Vous vous mobilisez contre les méga-bassines de rétention d’eau en France. Quel est le souci ?
Pierre Maison En Haute-Savoie, les bassines servent surtout à produire de la neige artificielle comme à La Clusaz, mais le problème concerne particulièrement l’ouest de la France (Deux-Sèvres, Vendée). Des retenues énormes de plusieurs millions de mètres cubes d’eau sont remplies par pompage des nappes phréatiques et cours d’eau durant l’hiver pour être utilisés pendant l’été sans restriction. Cette privatisation de l’eau favorise une agriculture très intensive, industrielle, notamment destinée à l’irrigation du maïs, cultivé pour l’alimentation du bétail ou pour produire de l’énergie via des méthanisateurs. Nous pensons que la solution est de développer des cultures, qui nécessitent moins d’eau et de prioriser cette ressource pour la production alimentaire pour les humains. Nous voulons un moratoire sur les méga-bassines et qu’il y ait une concertation entre partenaires pour le partage de l’eau, certaines communes n’ayant plus d’eau potable pour la consommation pendant l’été.
Faites-vous un lien entre ce combat et les pratiques de spoliation par les multinationales des ressources naturelles dans le Sud ?
En France, les multinationales ne cultivent pas elles-mêmes le maïs, mais elles sont présentes derrière cette culture à travers les semenciers et l’exploitation agro-industrielle. Dans le Sud, la question de l’eau est encore plus primordiale. Des multinationales expulsent des paysans ou détournent l’eau pour favoriser les grandes cultures d’exportation comme l’avocat.
Mais cette menace n’est pas la seule. Au niveau européen, il existe un projet de remettre en selle les OGM de nouvelle génération soi-disant durables issus des multinationales et empêcher que les paysans puissent être libres de produire leurs semences et les échanger. Elles sont pourtant la solution par rapport aux changements climatiques, du fait qu’elles sont mieux adaptées aux terroirs locaux. En Europe, nous avons déjà perdu beaucoup de cette diversité. Il faut permettre l’échange de graines entre paysans. Dans le Sud, où la variété des semences reste énorme, le risque de perte du patrimoine est majeur. Le combat n’est pas le même, mais il va dans le même sens.

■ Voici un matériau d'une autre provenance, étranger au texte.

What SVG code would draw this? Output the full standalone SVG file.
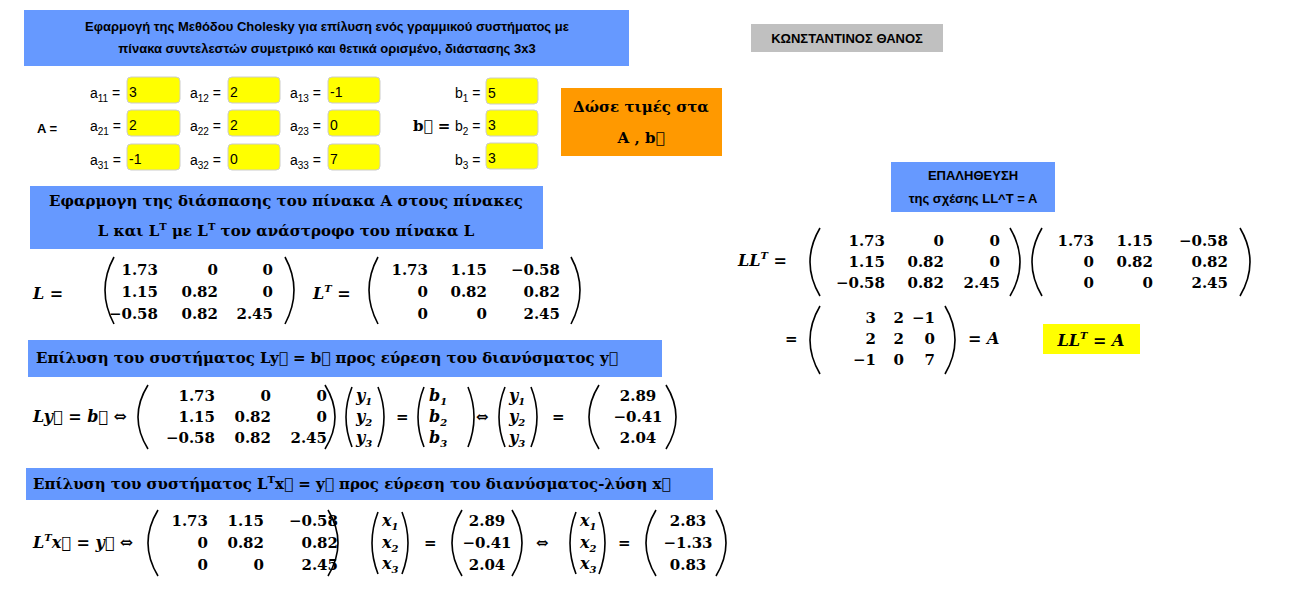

Quelle est la position des Etats européens dans ces négociations sur un traité contraignant pour les multinationales ?
L’Europe et la France veulent surtout un traité qui ne soit pas trop contraignant pour ne pas freiner le business de leurs multinationales nationales. Pourtant, si les mêmes contraintes de respect des droits humains et environnementaux étaient imposées à toutes les multinationales, chacune se retrouverait au même niveau par rapport à ces règles.
Avez-vous des difficultés avec les grands distributeurs ?
Dans ma région, j’ai la chance de produire du lait pour la production de fromage et nous livrons directement à une coopérative, mais l’année dernière nos organisations collectives ont dû se battre pour que des fromagers ne rejoignent pas la multinationale Lactalis après le rachat d’une première laiterie. Ce qui nous a permis de préserver notre modèle plus favorable aux producteurs. Le problème de la concentration des acheteurs est peut-être un peu moins fort que dans d’autres régions de France, mais il faut être vigilant pour conserver des petites coopératives. Du fait du manque de relève dans l’élevage, beaucoup de petites fermes doivent aussi s’agrandir et se robotiser. Le cahier des charges de la production (en matière de pâturage, d’alimentation du bétail, etc) pourrait changer. Pour nous, ce n’est pas à la production de s’adapter aux robots de traite.
Quels sont vos autres combats ?
Nous défendons l’élevage paysan, le maintien des prairies, mais aussi la souveraineté alimentaire, ce droit des peuples à définir leur alimentation et par qui elle est produite. Nous voulons aussi un traité contraignant sur les multinationales avec l’instauration d’un tribunal et non pas un simple devoir de diligence raisonnable des firmes comme défendu par les pays du Nord.